The organisation, which offers mortgages and savings products to about 500,000 people, will retain its 34 branches, but said customers are showing a preference for more choice in how they engage with it.
The five-year project will see the 175-year-old company move from a “monolithic, self-hosted and predominantly batch system” to enabling customers to transact in real time, according to Martin Boyle, the building society’s chief operating officer.
West Brom Building Society will migrate its savings accounts from Unisys Financial Services System (UFSS), which has been in operation for over a decade, to a cloud-native platform from fintech firm 10x. UFSS will remain its core mortgage platform.
Boyle told Computer Weekly: “Increasingly, our customers are telling us they’d like to have the convenience and choice of digital technologies to engage with us, and an app in particular.”
He added: “We’re committed to maintaining our presence on the high street in the region through our 34 branches, however, new and existing customers are showing a preference for channel choice, hence our need to invest in digital capability.”
After carrying out an “extensive search” of the market, the building society chose 10x for the savings platform, partly due to it being cloud native and able to integrate with Salesforce.
It was also attracted to a 10x framework for front-end development from Deloitte, known as Converge.

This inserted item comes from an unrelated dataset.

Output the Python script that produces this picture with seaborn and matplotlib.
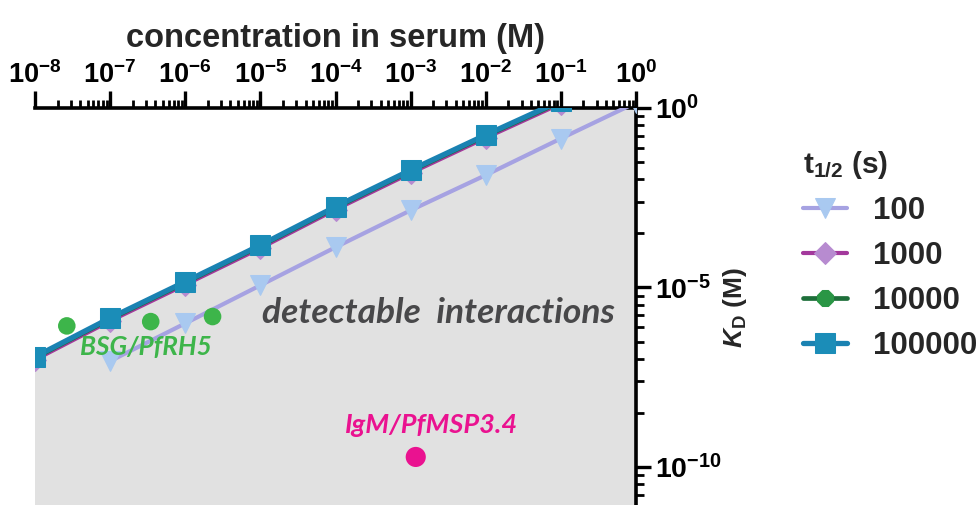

“After a very comprehensive RFP [request for proposal] process, we settled on the Deloitte digital front-end framework, Converge, with a core ledger from 10x and a number of ancillary systems for elements of the ecosystem.”
An app for that
An iOS and Android mobile savings app will be created under the project, offering full account opening and operation in real time, along with web-based services.
“The core ledger platform is fully real time and deployed in the cloud, such that much of the batch processing we perform today will be replaced, leading to us being able to meet more of our members’ needs straight away,” said Boyle.

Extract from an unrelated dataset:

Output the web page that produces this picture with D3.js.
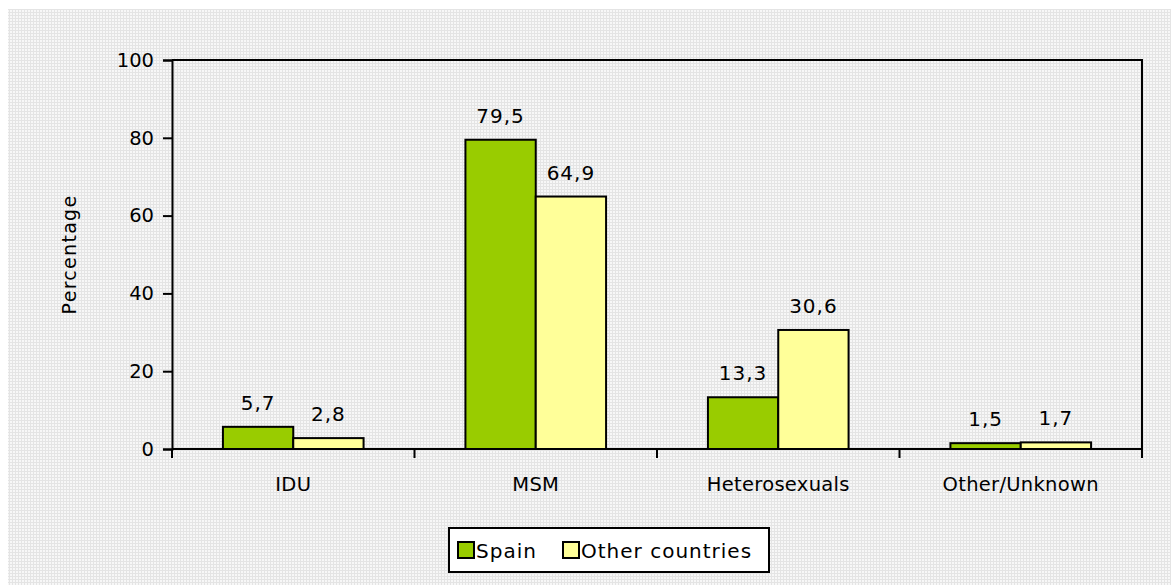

The new platform will allow the organisation to plug in other services using application programming interface (API) gateways, which will enable it to more easily adopt new capabilities such as artificial intelligence (AI).
The organisation has about 200 IT staff and will work with Deloitte, its “lead service integrator”, to build the new offerings and run them as a managed service.

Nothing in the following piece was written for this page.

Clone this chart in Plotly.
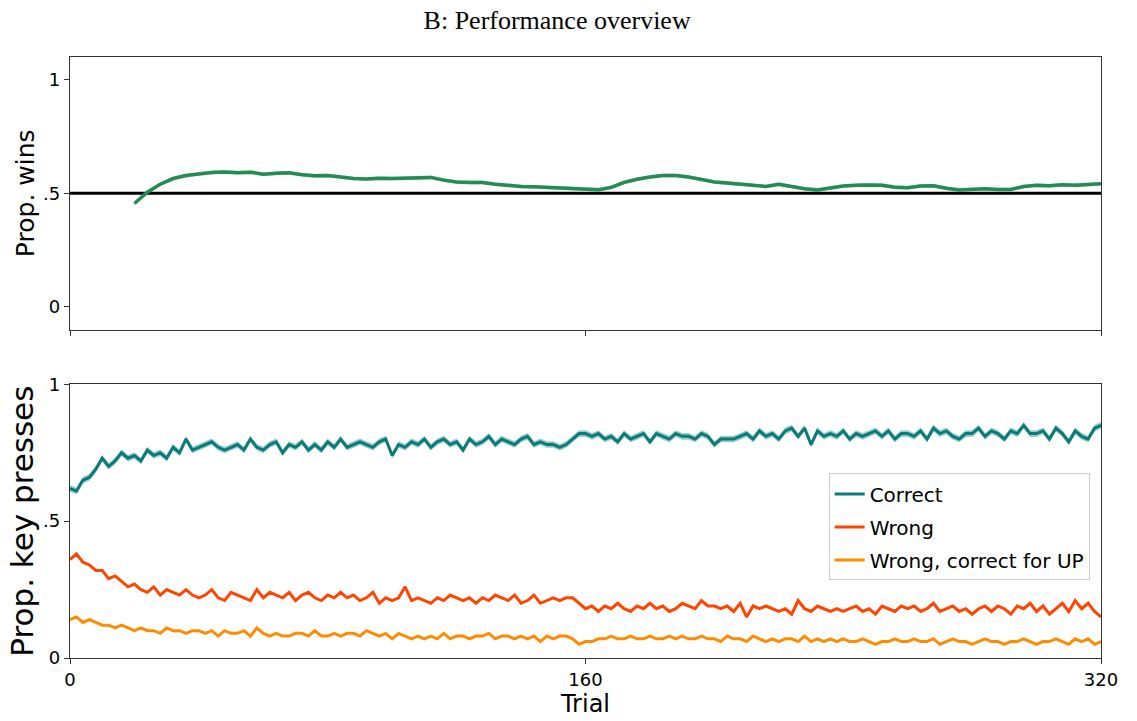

More than 100 people will be deployed on the programme at its peak, to build and integrate the digital front-end, core ledger from 10x and an eco-system of enterprise systems.
The programme is split into three 18-month phases.
The “first transition state”, as Boyle described it, involves the build and launch of the savings app across iOS and Android, and the migration of 30,000 customers from an outsourced relationship onto the new in-house platform.
The second transition state will migrate all remaining savings customers – about 400,000 – from the Unisys platform onto 10x.
The final state will involve deploying a new mortgage sales and originations platform. This will mean both brokers and retail customers can open accounts on the new core ledger.